I wanted to share this with you all. It's a screen shot I took of a comment by Skado. Maybe some of you saw it, maybe some didn't. These words are now important to me. @Skado I hope you don't mind me sharing but I just love too much what you said. Thank you for these words! I've had a shitty decade. And a few more years before that decade. I'm not gonna get into details about how shitty my life has been but I'm angry at myself for allowing things to happen. A lot of the shit I'm in is my fault. I've dealt with depression, low self esteem and worse. But I always tried to work on it and not let it take control over my life. I am working on being happy regardless of my less than ideal situation (I have been separated for years but I live in the same house with the ex in separate bedrooms and sometimes I have to keep myself from hurting him) and I want it all to change. I fooled myself into thinking I was happy by denial, adaptation and disconnecting myself. I am working to find happiness in the areas of my life that need it and I'm not going to wait until I have the "right conditions" to be happy! Jeebus do I sound cheesy hahahaha I never lose my sense of humor
Right before deconverting, I came to the realization that statistics apply. Meaning that I may study and work hard to get that dream job, but I just might find myself holding the short stick. What if I find myself in my 60s still working as an engineer and just making ends meet? That is the opposite of what christian churches, especially evangelical, preach: that Gawd wants you to be the happiest person in the world, and if you are not then you just have to be patient (or it's your fault). That part got deconverted early and was transformed into "find things that make you happy in the life that you lead or by making small, incremental adjustments to it". However, it is taking a lot of effort to convince my wife of that -- I am the only apostate in the whole extended family.
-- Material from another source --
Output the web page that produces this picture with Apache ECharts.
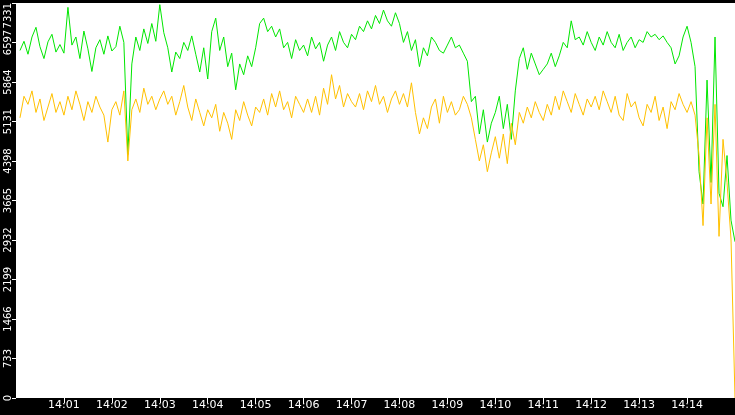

I cannot say I have found happiness. Being the only skeptic around and having no opportunity to do the things that I would like to sucks. But I am finally being able to make some big changes that will allow me to make smaller ones... or take a harsher course, who knows?
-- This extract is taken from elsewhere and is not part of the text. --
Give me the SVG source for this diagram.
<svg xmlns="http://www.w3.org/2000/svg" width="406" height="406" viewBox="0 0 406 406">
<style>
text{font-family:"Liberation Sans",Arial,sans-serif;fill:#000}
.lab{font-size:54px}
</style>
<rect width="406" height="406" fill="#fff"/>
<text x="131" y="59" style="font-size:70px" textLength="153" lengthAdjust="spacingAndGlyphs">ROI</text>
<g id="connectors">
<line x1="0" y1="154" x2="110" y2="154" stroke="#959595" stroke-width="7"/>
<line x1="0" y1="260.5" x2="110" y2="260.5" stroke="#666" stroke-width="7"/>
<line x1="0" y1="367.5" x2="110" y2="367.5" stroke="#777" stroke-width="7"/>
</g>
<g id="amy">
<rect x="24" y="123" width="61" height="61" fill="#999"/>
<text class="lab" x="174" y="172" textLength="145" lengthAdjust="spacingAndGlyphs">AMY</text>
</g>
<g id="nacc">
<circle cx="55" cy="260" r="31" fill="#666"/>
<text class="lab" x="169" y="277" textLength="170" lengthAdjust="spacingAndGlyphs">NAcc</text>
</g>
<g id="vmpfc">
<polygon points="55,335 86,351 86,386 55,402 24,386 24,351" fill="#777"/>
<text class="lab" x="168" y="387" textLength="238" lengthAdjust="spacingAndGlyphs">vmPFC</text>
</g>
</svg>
@GeekLeen indeed... when I talked about happiness I meant the kind that you look back and feel pleasure in what you have done or achieved. What Kahneman would attribute to memory. But then there's the experience of happiness -- [ted.com]
And also we can create happiness -- [ted.com]
I find the subject just fascinating
But what if you require certain conditions to be happy? In the end I've always found happiness to be mostly subjective.